The quantity on the left is the trend in the potential outcomes under control (i.e., difference between outcomes post and pre) for the treated units, and the right side is the trend in the potential outcomes under control for the control units. The parallel trend assumption states that these two trends are equal (i.e., parallel if plotted). See the graph below, which colors the dots corresponding to the quantities they represent:

The dotted line represents the counterfactual trend under control for the treated units. The solid lines represent the observed trends. The parallel trends assumption is that the dotted line is parallel with the bottom solid line.

The assumption is fundamentally untestable because there is no data for $$\color{blue}{E[Y^0_{post}|A=1]}$$; for the treated units in the post-period, we only observe their potential outcomes under treatment (i.e., $$\color{red}{E[Y^1_{post}|A=1]} = \color{red}{E[Y_{post}|A=1]}$$).

It is important to note that the terms on the right side are observed; they are simply the observed outcome means in the control group before and after treatment. We still don't have $$\color{green}{E[Y^0_{pre}|A=1]}$$; to get this, we need the assumption $$\color{green}{E[Y^0_{pre}|A=1]} = \color{green}{E[Y^1_{pre}|A=1]}$$ That is, the pre-period outcomes don't depend on the treatment you end up receiving (i.e., because the future can't affect the past). This quantity is also observed; it's just the average outcome in the treated group in the pre-period.

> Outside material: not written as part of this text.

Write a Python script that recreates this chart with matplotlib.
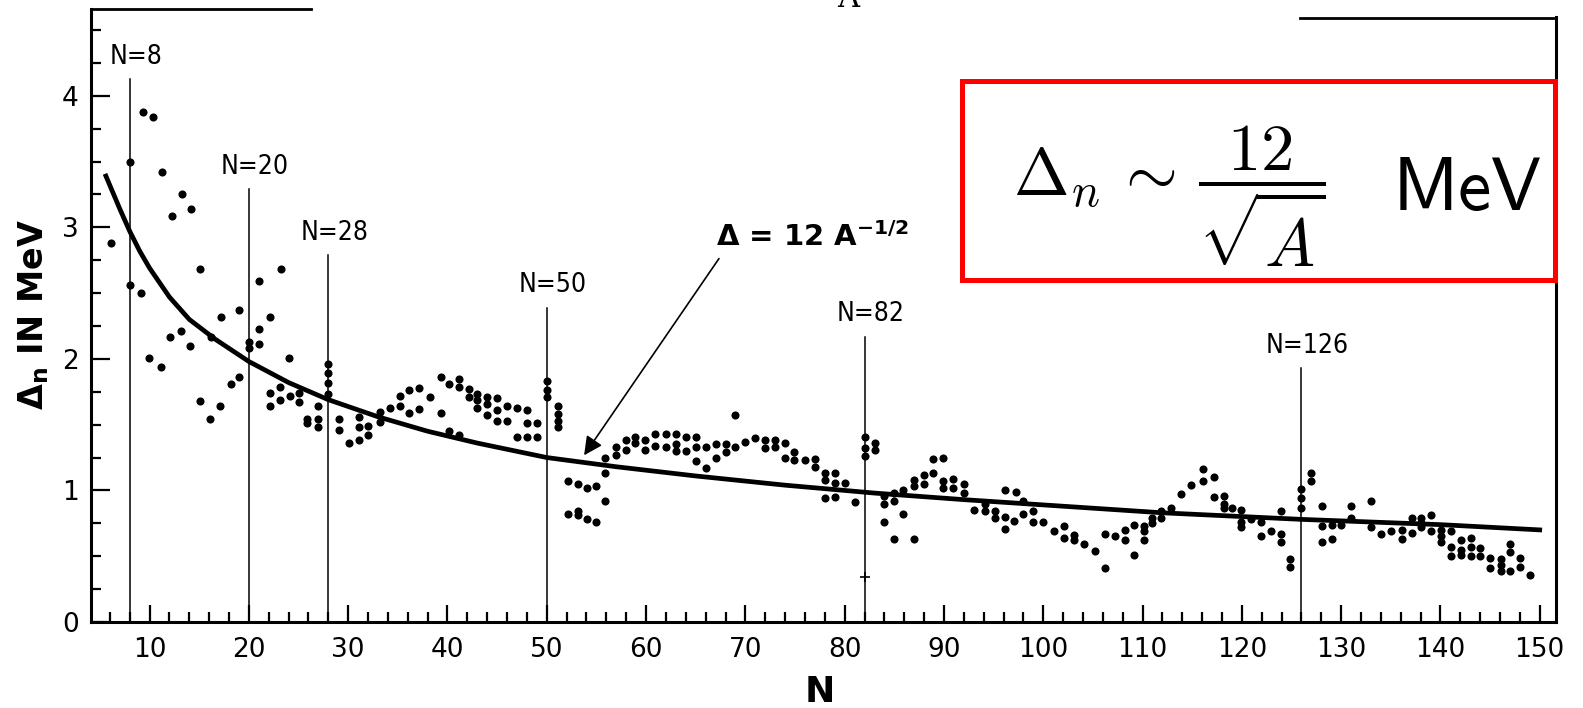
import matplotlib
matplotlib.use("Agg")
import matplotlib.pyplot as plt
from matplotlib.patches import Rectangle
from matplotlib.ticker import MultipleLocator

# neutron pairing gaps, split in three N ranges
n_light = [6.1, 8, 8, 9.1, 9.3, 9.9, 10.3, 11.1, 11.2, 12.1, 12.3, 13.2, 13.3, 14.1, 14.2,
           15.1, 15.1, 16.1, 16.2, 17.1, 17.2, 18.2, 19, 19, 20, 20, 21, 21, 21,
           22.1, 22.1, 22.1, 23.1, 23.1, 23.2, 24, 24.1, 25, 25, 25.9, 25.9, 27, 27, 27,
           28, 28, 28, 28, 29.1, 29.1, 30.1, 31.1, 31.1, 31.1, 32, 32, 33.2, 33.2, 34.2,
           35.2, 35.2, 36.1, 36.1, 37.1, 37.1, 38.2, 39.3, 39.3, 40.2, 40.2, 41.2, 41.2, 41.2,
           42.2, 42.2, 43, 43, 43, 44, 44, 44, 45, 45, 45, 46, 46, 47, 47, 48, 48, 48,
           49, 49, 50, 50, 50, 51.1, 51.1, 51.1, 51.1]
gap_light = [2.88, 3.50, 2.56, 2.50, 3.88, 2.01, 3.84, 1.94, 3.42, 2.17, 3.09, 2.21, 3.25, 2.10, 3.14,
             2.68, 1.68, 1.54, 2.17, 1.64, 2.32, 1.81, 2.37, 1.86, 2.13, 2.08, 2.59, 2.23, 2.11,
             2.32, 1.74, 1.64, 1.79, 1.69, 2.68, 2.01, 1.72, 1.74, 1.67, 1.54, 1.51, 1.64, 1.54, 1.48,
             1.96, 1.89, 1.82, 1.73, 1.54, 1.46, 1.36, 1.56, 1.48, 1.38, 1.49, 1.42, 1.60, 1.52, 1.63,
             1.72, 1.64, 1.76, 1.59, 1.78, 1.62, 1.71, 1.86, 1.59, 1.81, 1.45, 1.85, 1.79, 1.42,
             1.77, 1.71, 1.73, 1.69, 1.63, 1.71, 1.66, 1.57, 1.70, 1.61, 1.53, 1.64, 1.53, 1.63, 1.41,
             1.61, 1.51, 1.41, 1.51, 1.41, 1.83, 1.76, 1.71, 1.64, 1.58, 1.53, 1.48]

n_mid = [52.1, 52.1, 53.1, 53.1, 53.1, 54.1, 54.1, 55, 55, 55.9, 55.9, 55.9,
         57, 57, 58, 58, 58.9, 58.9, 59.9, 59.9, 60.9, 60.9, 62, 62, 63, 63, 63, 64, 64,
         65, 65, 65, 66, 66, 67, 67, 68, 68, 69, 69, 70, 71, 72, 72, 73, 73, 74, 74,
         74.9, 74.9, 76, 77, 77, 78, 78, 78, 79, 79, 79, 80, 81, 82, 82, 82,
         83.1, 83.1, 84, 84, 84, 85, 85, 85]
gap_mid = [1.07, 0.82, 1.05, 0.84, 0.81, 1.02, 0.78, 1.03, 0.76, 1.25, 1.13, 0.92,
           1.33, 1.27, 1.38, 1.31, 1.41, 1.36, 1.38, 1.31, 1.43, 1.34, 1.43, 1.33, 1.43, 1.35, 1.30, 1.41, 1.30,
           1.41, 1.33, 1.22, 1.33, 1.17, 1.35, 1.25, 1.35, 1.29, 1.57, 1.33, 1.37, 1.40, 1.38, 1.32, 1.38, 1.33, 1.36, 1.25,
           1.29, 1.23, 1.23, 1.24, 1.18, 1.13, 1.08, 0.94, 1.13, 1.06, 0.95, 1.06, 0.91, 1.41, 1.32, 1.26,
           1.36, 1.31, 0.96, 0.90, 0.76, 0.98, 0.92, 0.63]

n_heavy = [85.9, 85.9, 87, 87, 87, 88, 88, 88.9, 88.9, 89.9, 89.9, 89.9, 90.9, 90.9, 92, 92, 93,
           94.1, 94.1, 95.1, 95.1, 96.1, 96.1, 96.1, 97.3, 97.1, 98, 98, 99, 99, 100, 101.1,
           102.1, 102.1, 103.1, 103.1, 104.1, 105.2, 106.2, 106.2, 107.2, 108.2, 108.2, 109.1, 109.1,
           110.1, 110.1, 110.1, 111, 111, 111.9, 111.9, 112.9, 113.9, 114.9, 116.1, 116.1, 117.2, 117.2,
           118.2, 118.2, 118.2, 119, 119.9, 119.9, 119.9, 120.9, 121.9, 121.9, 122.9, 123.9, 123.9, 123.9,
           124.9, 124.9, 126, 126, 126, 127, 127, 128.1, 128.1, 128.1, 129.1, 129.1, 130, 131, 131,
           133, 133, 134, 135, 136.1, 136.1, 137.1, 137.1, 138, 138, 138, 139.1, 139.1,
           140.1, 140.1, 140.1, 141.1, 141.1, 141.1, 142.1, 142.1, 142.1, 143.1, 143.1, 143.1,
           144, 144, 145, 145, 146.1, 146.1, 146.1, 147, 147, 147, 148, 148, 149]
gap_heavy = [1.00, 0.82, 0.63, 1.08, 1.03, 1.12, 1.05, 1.24, 1.13, 1.25, 1.07, 1.02, 1.09, 1.02, 1.05, 0.98, 0.85,
             0.90, 0.84, 0.84, 0.79, 1.00, 0.80, 0.71, 0.99, 0.77, 0.92, 0.82, 0.84, 0.76, 0.76, 0.69,
             0.73, 0.64, 0.66, 0.62, 0.59, 0.54, 0.67, 0.41, 0.65, 0.70, 0.62, 0.74, 0.51,
             0.73, 0.69, 0.62, 0.79, 0.75, 0.84, 0.79, 0.87, 0.97, 1.04, 1.16, 1.07, 1.10, 0.95,
             0.96, 0.90, 0.87, 0.87, 0.85, 0.76, 0.72, 0.78, 0.76, 0.65, 0.69, 0.84, 0.67, 0.61,
             0.48, 0.42, 1.01, 0.94, 0.87, 1.13, 1.07, 0.88, 0.73, 0.61, 0.74, 0.63, 0.74, 0.88, 0.79,
             0.92, 0.72, 0.67, 0.69, 0.70, 0.63, 0.79, 0.68, 0.79, 0.75, 0.72, 0.81, 0.69,
             0.70, 0.65, 0.61, 0.69, 0.57, 0.50, 0.62, 0.55, 0.51, 0.64, 0.57, 0.50,
             0.56, 0.50, 0.49, 0.41, 0.48, 0.43, 0.39, 0.59, 0.53, 0.39, 0.49, 0.42, 0.36]

# the odd cross mark on the N=82 line
cross_n = [82]
cross_gap = [0.34]

# Delta = 12 A^-1/2 curve
curve_n = [5.6, 7, 8, 9, 10, 12, 14, 16.6, 20, 24, 28, 33, 38, 43, 50, 57, 65, 74, 83, 92,
           100, 112, 126, 140, 150]
curve_gap = [3.39, 3.14, 2.97, 2.82, 2.69, 2.47, 2.30, 2.15, 1.98, 1.82, 1.69, 1.56, 1.45, 1.36,
             1.25, 1.18, 1.11, 1.04, 0.98, 0.93, 0.89, 0.83, 0.78, 0.74, 0.70]

# magic numbers and how high their lines go
magic_n = [8, 20, 28, 50, 82, 126]
magic_top = [4.13, 3.29, 2.79, 2.39, 2.17, 1.93]

plt.rcParams['font.family'] = ['DejaVu Sans']

fig = plt.figure(figsize=(15.83, 7.08), dpi=100)
ax = fig.add_axes([0.0575, 0.1215, 0.9255, 0.8658])

for nn, gg in [(n_light, gap_light), (n_mid, gap_mid), (n_heavy, gap_heavy)]:
    ax.scatter(nn, gg, s=34, c='black', linewidths=0, zorder=3)
ax.plot(cross_n, cross_gap, ls='none', marker='+', ms=7, mew=1.2, color='black')

ax.plot(curve_n, curve_gap, color='black', lw=3.4, zorder=4)

for n, top in zip(magic_n, magic_top):
    ax.plot([n, n], [0, top], color='black', lw=1.1, zorder=2)
    ax.text(n + 0.6, top + 0.07, 'N=%d' % n, ha='center', va='bottom',
            fontsize=19, fontstretch='condensed')

# arrow + label for the fit
ax.annotate('', xy=(53.6, 1.25), xytext=(67.5, 2.78),
            arrowprops=dict(arrowstyle='-|>', lw=1.2, color='black', mutation_scale=28))
ax.text(67.0, 2.93, r'Δ = 12 A$^{\mathbf{-1/2}}$', fontsize=21, fontweight='bold',
        ha='left', va='center')

ax.set_xlim(4.1, 151.65)
ax.set_ylim(0, 4.66)
ax.xaxis.set_major_locator(MultipleLocator(10))
ax.xaxis.set_minor_locator(MultipleLocator(2))
ax.yaxis.set_major_locator(MultipleLocator(1))
ax.yaxis.set_minor_locator(MultipleLocator(0.25))
ax.tick_params(which='both', direction='in', width=1.6, labelsize=19)
ax.tick_params(axis='x', which='major', length=12, pad=11)
ax.tick_params(axis='x', which='minor', length=7)
ax.tick_params(axis='y', which='major', length=14, pad=9)
ax.tick_params(axis='y', which='minor', length=7)

for s in ['left', 'bottom', 'right']:
    ax.spines[s].set_linewidth(2.2)
ax.spines['right'].set_bounds(0, 4.60)
ax.spines['top'].set_visible(False)
# top border only survives at both ends of the scan
ax.plot([0, 0.15], [1, 1], transform=ax.transAxes, color='black', lw=2, clip_on=False)
ax.plot([0.825, 1.0], [0.985, 0.985], transform=ax.transAxes, color='black', lw=2, clip_on=False)

fig.text(0.021, 0.555, r'Δ$_\mathregular{n}$ IN MeV', rotation=90, fontsize=24,
         fontweight='bold', ha='center', va='center')
fig.text(0.518, 0.023, 'N', fontsize=26, fontweight='bold', ha='center', va='center')

# cut-off glyph at the very top of the scan
fig.text(0.536, 1 - 14 / 708, 'A', family='DejaVu Serif', fontsize=22, ha='center', va='bottom')

# red box with the approximate formula
fig.add_artist(Rectangle((0.6077, 0.6045), 0.3745, 0.2811, transform=fig.transFigure,
                         fill=False, edgecolor='red', lw=3.6))
fig.text(0.640, 0.722, r'$\Delta_n\,\sim\,\dfrac{12}{\sqrt{A}}$',
         math_fontfamily='cm', fontsize=48, ha='left', va='center')
fig.text(0.974, 0.7034, r'$\mathsf{MeV}$', math_fontfamily='cm', fontsize=54,
         ha='right', va='baseline')

fig.savefig('out.png', dpi=100)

So now, thanks to the parallel trends assumption, we can write \begin{align} \color{blue}{E[Y^0_{post}|A=1]} &= \color{green}{E[Y^0_{pre}|A=1]} + \color{darkorange}{E[Y^0_{post}|A=0]} - \color{brown}{E[Y^0_{pre}|A=0]} \\ &= \color{green}{E[Y^1_{pre}|A=1]} + \color{darkorange}{E[Y^0_{post}|A=0]} - \color{brown}{E[Y^0_{pre}|A=0]} \\ &= \color{green}{E[Y_{pre}|A=1]}+\color{darkorange}{E[Y_{post}|A=0]}-\color{brown}{E[Y_{pre}|A=0]} \end{align} where the last line is made up solely of observed quantities.

Finally, we can write the counterfactual estimand as \begin{align*} \color{red}{E[Y^1_{post}|A=1]} - \color{blue}{E[Y^0_{post}|A=1]} &= \color{red}{E[Y_{post}|A=1]} - \\ & \qquad (\color{green}{E[Y_{pre}|A=1]} + \color{darkorange}{E[Y_{post}|A=0]} - \color{brown}{E[Y_{pre}|A=0]}) \\ &= (\color{red}{E[Y_{post}|A=1]} - \color{green}{E[Y_{pre}|A=1]})- \\ & \qquad (\color{darkorange}{E[Y_{post}|A=0]}-\color{brown}{E[Y_{pre}|A=0]}) \end{align*}

which is precisely the diff-in-diff observed variables estimand. That is, to be able to write the counterfactual estimand as a contrast among observed quantities, we need the parallel trends assumption because it links the counterfactual quantities to the observed quantities. It is an essential assumption for diff-in-diff and the whole motivation behind the methodology. In theory it's a much more plausible assumption than strong ignorability or the exclusion restriction for instrumental variables, which is why diff-in-diff is such a powerful method.